◆ **What you will do**: Search the records below for the word "drawn" and show every line where it occurs.

◆ **Dataset**:
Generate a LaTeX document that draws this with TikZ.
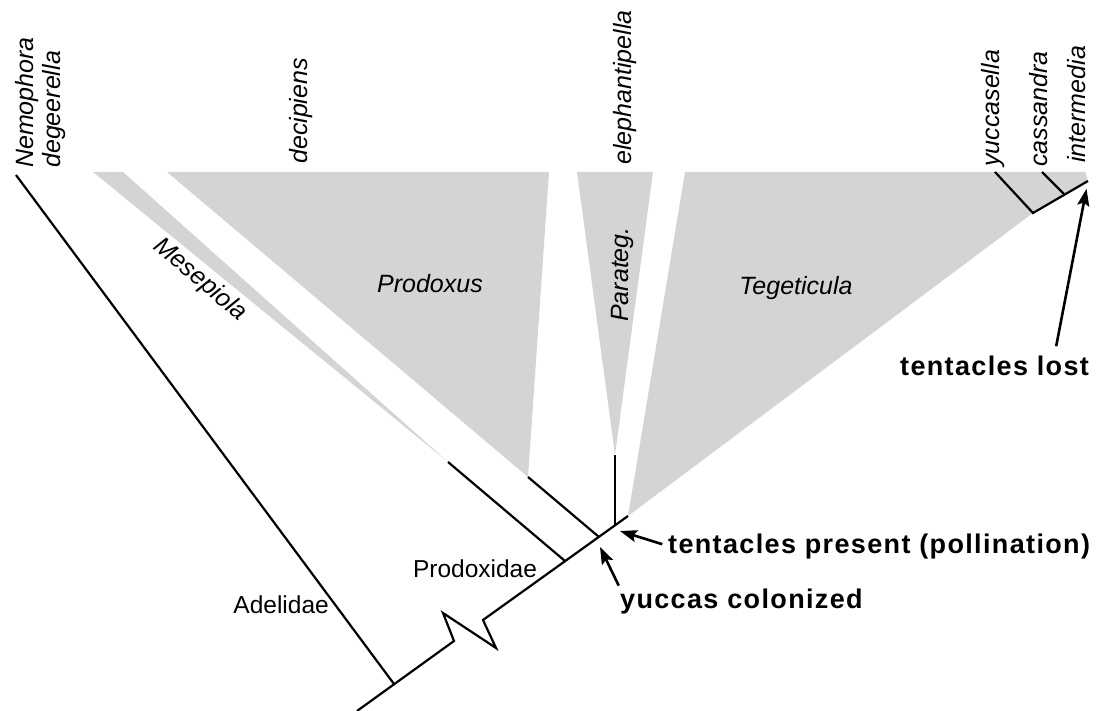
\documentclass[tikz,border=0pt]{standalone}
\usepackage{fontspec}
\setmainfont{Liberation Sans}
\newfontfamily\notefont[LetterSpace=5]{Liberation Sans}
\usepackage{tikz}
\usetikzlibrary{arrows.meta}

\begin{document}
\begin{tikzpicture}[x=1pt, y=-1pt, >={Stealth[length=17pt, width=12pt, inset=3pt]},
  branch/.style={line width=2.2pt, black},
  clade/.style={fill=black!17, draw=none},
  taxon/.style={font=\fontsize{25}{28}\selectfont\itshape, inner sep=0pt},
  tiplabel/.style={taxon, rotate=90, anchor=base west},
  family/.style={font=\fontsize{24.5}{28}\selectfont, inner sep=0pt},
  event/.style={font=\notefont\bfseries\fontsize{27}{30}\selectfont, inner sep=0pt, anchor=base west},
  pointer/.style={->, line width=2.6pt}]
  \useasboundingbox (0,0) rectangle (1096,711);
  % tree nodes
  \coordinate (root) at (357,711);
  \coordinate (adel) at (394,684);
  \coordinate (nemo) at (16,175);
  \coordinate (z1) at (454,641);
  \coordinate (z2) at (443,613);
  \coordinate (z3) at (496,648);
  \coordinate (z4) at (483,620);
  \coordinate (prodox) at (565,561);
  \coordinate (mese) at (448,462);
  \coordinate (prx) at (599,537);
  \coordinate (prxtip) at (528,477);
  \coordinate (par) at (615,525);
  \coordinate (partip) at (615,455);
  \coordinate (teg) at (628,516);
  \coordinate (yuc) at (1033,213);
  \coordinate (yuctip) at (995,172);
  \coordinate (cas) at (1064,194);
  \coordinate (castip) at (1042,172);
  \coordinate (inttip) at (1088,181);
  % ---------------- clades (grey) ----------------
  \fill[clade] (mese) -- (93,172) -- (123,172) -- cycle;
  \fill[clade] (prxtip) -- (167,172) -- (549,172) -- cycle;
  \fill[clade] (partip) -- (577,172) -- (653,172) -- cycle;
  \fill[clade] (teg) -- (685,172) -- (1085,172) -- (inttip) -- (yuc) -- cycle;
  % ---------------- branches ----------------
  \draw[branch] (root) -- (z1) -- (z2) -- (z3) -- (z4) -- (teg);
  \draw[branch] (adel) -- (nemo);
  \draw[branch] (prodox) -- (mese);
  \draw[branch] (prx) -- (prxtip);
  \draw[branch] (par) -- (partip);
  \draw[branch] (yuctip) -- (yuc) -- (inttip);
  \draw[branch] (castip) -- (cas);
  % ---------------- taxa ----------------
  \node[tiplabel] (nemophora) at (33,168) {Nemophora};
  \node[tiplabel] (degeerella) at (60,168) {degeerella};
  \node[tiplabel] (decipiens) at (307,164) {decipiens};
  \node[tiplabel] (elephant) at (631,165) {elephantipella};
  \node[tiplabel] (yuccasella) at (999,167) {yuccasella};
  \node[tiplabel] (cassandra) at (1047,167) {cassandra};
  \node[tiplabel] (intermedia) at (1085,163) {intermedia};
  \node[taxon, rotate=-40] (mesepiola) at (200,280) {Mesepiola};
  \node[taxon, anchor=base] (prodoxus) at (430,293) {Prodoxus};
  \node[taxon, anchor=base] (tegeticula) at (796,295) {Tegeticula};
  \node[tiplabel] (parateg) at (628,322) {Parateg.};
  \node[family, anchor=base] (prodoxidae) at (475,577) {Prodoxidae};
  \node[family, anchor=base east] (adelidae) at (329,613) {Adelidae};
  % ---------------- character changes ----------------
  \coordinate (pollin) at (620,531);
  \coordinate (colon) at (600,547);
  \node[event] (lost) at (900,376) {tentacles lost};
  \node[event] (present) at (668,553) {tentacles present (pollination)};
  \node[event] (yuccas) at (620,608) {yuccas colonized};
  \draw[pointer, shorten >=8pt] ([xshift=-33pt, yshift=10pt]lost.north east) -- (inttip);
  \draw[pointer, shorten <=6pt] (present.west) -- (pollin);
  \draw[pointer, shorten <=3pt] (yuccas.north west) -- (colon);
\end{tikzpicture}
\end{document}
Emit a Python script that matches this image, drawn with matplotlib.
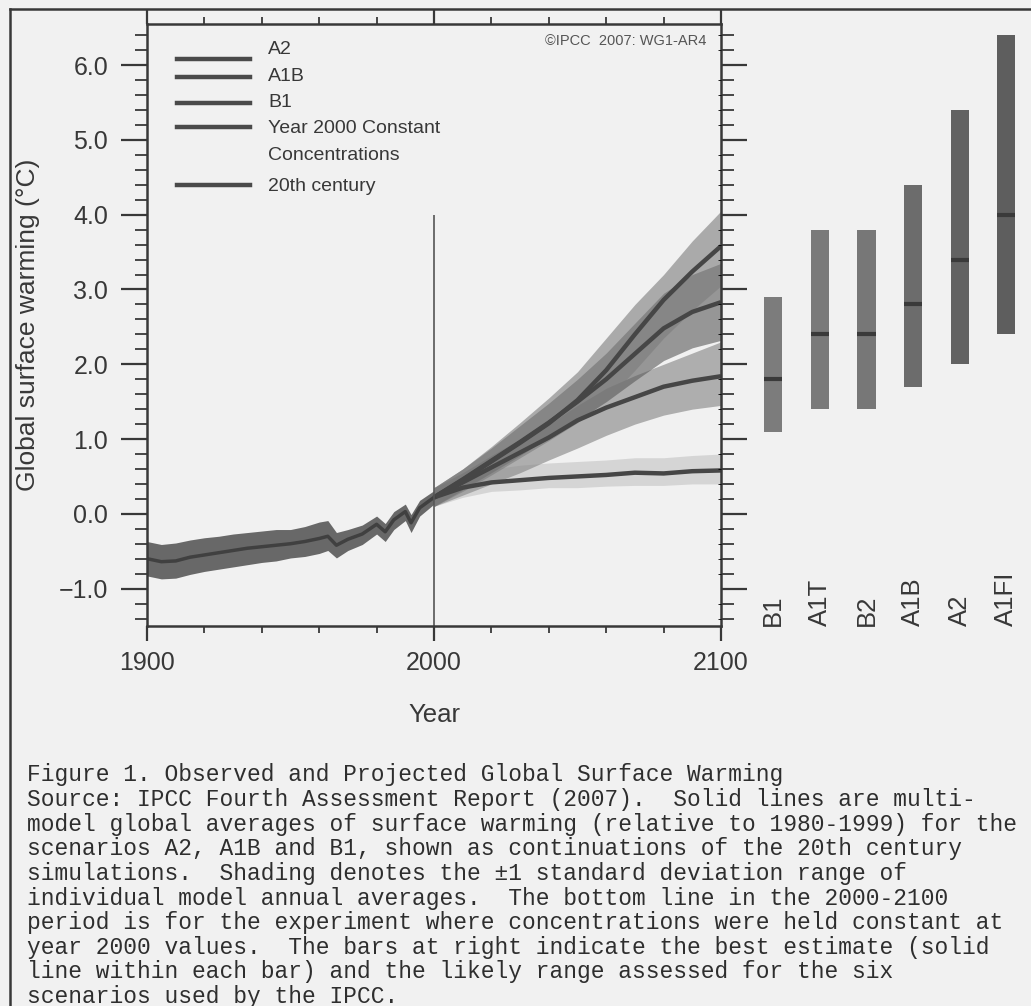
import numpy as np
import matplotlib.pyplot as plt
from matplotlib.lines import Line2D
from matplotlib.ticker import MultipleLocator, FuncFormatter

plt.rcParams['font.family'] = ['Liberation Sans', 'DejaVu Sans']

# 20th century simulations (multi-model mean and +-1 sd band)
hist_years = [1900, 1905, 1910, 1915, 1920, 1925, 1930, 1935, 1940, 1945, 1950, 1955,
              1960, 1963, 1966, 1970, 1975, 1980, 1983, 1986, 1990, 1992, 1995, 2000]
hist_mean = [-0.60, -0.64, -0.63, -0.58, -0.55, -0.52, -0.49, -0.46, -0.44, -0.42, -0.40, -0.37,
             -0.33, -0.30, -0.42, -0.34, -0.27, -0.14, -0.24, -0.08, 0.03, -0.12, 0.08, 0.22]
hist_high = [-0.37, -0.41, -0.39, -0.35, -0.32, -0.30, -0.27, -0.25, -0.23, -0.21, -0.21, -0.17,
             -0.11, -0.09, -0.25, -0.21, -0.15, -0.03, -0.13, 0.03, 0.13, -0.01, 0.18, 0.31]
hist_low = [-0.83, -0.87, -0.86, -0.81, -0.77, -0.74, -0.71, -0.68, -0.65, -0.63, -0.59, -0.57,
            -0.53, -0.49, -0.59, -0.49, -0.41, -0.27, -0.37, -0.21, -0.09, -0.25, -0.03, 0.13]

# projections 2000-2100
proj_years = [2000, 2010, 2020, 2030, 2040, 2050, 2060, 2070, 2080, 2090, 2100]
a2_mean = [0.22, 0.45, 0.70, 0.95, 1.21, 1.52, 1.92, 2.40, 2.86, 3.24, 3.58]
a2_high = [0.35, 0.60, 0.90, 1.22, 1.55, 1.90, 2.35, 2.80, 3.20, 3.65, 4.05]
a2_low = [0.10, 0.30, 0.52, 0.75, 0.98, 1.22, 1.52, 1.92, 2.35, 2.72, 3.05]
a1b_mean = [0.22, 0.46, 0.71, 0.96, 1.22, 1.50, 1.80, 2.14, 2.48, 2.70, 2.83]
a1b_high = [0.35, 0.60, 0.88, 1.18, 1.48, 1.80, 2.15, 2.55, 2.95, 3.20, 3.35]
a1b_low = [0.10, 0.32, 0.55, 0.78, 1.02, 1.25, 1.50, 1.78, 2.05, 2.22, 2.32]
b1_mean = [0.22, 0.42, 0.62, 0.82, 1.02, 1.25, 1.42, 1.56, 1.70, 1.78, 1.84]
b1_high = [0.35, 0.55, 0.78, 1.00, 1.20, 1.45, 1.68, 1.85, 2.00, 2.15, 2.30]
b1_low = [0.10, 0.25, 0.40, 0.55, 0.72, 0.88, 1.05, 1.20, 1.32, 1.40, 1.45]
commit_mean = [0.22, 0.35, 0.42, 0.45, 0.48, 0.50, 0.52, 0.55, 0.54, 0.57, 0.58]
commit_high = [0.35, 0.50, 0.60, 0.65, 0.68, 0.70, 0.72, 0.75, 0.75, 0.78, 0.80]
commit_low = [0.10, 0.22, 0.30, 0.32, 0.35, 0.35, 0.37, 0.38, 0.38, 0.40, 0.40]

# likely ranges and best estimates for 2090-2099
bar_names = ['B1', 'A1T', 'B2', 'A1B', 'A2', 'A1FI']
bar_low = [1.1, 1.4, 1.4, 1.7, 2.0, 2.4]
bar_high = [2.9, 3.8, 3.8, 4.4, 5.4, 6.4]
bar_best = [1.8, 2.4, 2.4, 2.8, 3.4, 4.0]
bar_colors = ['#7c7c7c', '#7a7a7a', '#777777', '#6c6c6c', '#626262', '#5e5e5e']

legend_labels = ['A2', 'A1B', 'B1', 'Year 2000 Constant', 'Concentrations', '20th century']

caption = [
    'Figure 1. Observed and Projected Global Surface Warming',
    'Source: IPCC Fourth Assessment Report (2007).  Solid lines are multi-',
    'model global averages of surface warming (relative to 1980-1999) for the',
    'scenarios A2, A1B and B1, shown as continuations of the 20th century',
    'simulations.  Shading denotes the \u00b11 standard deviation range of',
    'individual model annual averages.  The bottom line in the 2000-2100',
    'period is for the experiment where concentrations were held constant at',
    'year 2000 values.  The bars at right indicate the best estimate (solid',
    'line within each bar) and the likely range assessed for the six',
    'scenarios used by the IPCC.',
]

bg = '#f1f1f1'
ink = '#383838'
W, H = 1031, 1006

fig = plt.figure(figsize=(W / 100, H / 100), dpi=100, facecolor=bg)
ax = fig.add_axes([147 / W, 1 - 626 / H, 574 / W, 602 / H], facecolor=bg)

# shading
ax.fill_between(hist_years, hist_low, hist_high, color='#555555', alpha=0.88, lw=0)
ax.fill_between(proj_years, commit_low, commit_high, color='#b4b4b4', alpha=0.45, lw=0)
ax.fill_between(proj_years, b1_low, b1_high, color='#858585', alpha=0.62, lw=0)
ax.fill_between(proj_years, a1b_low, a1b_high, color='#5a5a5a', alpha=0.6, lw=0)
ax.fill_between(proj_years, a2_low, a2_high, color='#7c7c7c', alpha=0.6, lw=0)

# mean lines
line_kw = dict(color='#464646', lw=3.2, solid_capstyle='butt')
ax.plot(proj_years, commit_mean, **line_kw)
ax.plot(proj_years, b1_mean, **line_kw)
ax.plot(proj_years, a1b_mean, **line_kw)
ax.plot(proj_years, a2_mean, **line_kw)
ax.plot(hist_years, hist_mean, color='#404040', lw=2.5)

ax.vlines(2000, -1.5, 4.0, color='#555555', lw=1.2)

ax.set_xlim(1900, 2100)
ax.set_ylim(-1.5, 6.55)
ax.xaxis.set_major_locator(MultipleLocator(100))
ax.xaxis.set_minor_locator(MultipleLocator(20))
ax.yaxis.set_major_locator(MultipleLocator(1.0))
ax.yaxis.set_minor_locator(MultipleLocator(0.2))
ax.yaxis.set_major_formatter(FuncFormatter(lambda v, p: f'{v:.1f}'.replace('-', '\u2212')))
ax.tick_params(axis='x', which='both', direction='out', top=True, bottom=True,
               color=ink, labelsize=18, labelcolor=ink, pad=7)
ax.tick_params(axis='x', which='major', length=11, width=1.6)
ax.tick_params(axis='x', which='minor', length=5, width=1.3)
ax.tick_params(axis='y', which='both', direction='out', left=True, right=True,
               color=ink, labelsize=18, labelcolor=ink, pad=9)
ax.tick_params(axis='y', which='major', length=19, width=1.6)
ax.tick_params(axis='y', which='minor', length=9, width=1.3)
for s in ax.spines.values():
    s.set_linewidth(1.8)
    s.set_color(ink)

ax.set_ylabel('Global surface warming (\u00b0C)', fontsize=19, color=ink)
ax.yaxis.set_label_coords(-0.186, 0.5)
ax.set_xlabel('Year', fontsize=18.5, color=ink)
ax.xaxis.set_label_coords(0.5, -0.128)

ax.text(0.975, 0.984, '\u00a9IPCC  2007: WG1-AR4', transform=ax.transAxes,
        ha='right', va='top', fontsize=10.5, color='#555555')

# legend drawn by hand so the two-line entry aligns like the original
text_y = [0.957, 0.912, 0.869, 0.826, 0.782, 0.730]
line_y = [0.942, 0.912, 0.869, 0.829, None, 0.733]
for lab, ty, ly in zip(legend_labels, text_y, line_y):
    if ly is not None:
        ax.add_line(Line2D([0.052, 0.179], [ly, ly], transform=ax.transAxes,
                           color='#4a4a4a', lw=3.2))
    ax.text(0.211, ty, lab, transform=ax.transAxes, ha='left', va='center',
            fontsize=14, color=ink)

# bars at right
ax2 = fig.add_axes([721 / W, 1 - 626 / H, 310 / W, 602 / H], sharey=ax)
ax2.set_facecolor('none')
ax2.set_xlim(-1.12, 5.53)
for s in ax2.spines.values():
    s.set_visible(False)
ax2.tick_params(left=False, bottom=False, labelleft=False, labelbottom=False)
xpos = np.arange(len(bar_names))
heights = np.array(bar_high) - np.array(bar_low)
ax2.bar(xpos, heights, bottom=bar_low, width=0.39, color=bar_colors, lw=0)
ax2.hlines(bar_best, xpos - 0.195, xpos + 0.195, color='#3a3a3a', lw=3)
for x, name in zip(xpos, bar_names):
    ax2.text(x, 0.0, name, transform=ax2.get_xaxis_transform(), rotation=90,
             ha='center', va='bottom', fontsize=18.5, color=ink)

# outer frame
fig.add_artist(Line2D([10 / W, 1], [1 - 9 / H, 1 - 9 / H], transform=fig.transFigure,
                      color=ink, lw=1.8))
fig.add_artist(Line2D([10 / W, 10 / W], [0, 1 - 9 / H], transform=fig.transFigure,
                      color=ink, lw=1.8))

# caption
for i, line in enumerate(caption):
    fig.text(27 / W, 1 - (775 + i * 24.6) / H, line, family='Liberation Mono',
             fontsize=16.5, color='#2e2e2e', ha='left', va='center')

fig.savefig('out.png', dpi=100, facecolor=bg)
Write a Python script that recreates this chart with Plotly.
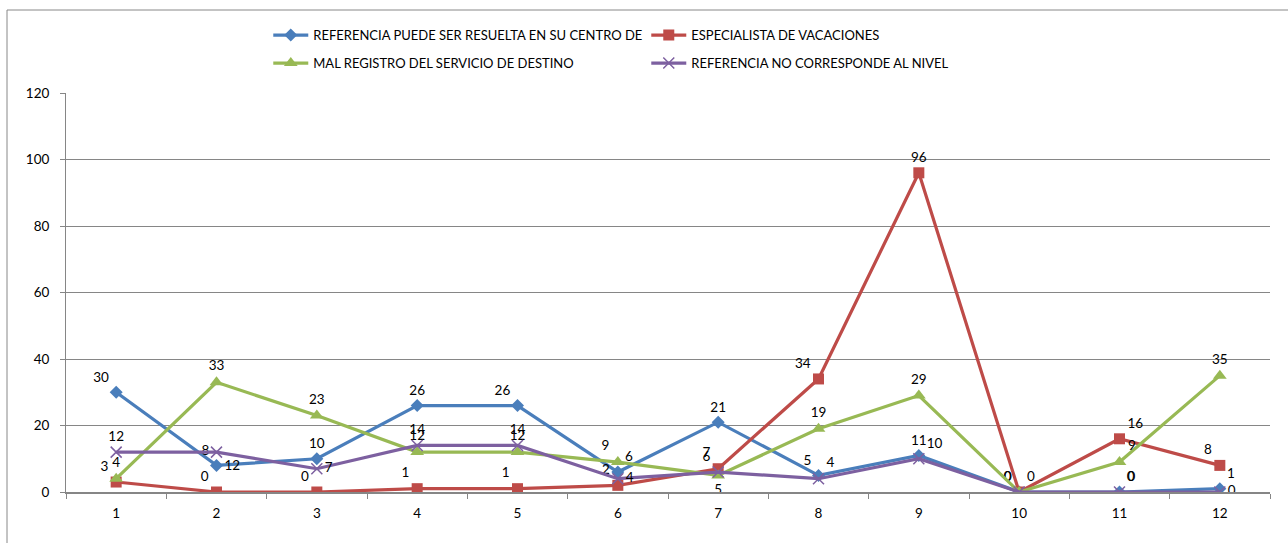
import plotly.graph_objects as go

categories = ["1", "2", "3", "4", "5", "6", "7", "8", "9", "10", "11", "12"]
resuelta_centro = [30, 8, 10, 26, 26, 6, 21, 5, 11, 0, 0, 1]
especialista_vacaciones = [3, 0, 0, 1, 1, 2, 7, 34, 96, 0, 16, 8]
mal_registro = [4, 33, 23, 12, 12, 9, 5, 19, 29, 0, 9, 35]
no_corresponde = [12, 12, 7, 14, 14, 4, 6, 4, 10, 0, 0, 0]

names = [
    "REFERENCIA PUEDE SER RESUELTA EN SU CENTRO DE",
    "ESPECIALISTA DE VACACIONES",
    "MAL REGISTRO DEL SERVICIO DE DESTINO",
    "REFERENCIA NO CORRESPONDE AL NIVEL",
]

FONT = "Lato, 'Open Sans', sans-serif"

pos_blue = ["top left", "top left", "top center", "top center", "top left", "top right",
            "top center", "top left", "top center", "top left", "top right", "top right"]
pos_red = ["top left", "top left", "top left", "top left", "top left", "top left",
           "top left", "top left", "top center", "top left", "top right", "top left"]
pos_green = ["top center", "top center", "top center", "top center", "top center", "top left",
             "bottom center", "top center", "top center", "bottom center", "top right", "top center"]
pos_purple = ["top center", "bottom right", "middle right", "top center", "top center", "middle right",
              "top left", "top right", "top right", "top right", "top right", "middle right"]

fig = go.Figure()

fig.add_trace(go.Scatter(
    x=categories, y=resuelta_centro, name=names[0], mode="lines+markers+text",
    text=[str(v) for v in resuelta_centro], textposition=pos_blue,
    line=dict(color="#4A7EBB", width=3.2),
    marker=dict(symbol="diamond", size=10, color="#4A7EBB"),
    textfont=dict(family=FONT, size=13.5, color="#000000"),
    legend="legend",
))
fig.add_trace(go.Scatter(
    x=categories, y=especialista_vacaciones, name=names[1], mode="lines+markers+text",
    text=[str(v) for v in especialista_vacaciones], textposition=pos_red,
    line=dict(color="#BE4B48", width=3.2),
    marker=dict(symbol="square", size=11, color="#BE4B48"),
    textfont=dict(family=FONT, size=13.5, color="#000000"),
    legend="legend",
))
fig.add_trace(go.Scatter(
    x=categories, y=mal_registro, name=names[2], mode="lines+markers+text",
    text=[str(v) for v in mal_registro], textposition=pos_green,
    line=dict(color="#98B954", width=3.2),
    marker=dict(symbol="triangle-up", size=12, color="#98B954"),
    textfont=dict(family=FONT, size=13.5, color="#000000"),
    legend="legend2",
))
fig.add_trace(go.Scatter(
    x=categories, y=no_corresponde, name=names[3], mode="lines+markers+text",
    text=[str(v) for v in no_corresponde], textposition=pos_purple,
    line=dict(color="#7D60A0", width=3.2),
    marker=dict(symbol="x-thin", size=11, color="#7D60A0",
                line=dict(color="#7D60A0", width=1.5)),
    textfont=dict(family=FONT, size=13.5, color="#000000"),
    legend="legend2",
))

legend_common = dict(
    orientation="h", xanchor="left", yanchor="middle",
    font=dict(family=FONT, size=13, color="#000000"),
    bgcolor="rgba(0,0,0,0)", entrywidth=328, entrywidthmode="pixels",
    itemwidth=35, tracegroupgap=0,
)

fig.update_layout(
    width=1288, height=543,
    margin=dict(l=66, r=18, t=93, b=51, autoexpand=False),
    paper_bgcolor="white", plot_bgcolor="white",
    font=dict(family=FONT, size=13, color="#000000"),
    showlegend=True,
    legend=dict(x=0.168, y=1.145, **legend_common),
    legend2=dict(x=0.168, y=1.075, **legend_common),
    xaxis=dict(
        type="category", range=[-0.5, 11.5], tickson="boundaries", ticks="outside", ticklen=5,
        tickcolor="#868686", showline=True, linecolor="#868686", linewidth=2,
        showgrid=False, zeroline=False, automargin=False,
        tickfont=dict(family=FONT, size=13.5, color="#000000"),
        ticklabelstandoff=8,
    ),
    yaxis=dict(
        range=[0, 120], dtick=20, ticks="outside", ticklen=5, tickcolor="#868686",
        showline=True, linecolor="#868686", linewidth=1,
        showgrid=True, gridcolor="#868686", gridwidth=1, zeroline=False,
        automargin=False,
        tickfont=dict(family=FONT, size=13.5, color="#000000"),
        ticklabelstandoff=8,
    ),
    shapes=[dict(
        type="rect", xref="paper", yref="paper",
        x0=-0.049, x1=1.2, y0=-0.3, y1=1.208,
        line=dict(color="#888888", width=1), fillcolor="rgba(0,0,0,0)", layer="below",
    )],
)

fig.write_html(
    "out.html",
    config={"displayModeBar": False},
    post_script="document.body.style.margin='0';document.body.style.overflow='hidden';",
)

◆ **Full answer**:
Emit a Python script that matches this image, drawn with matplotlib.
# legend drawn by hand so the two-line entry aligns like the original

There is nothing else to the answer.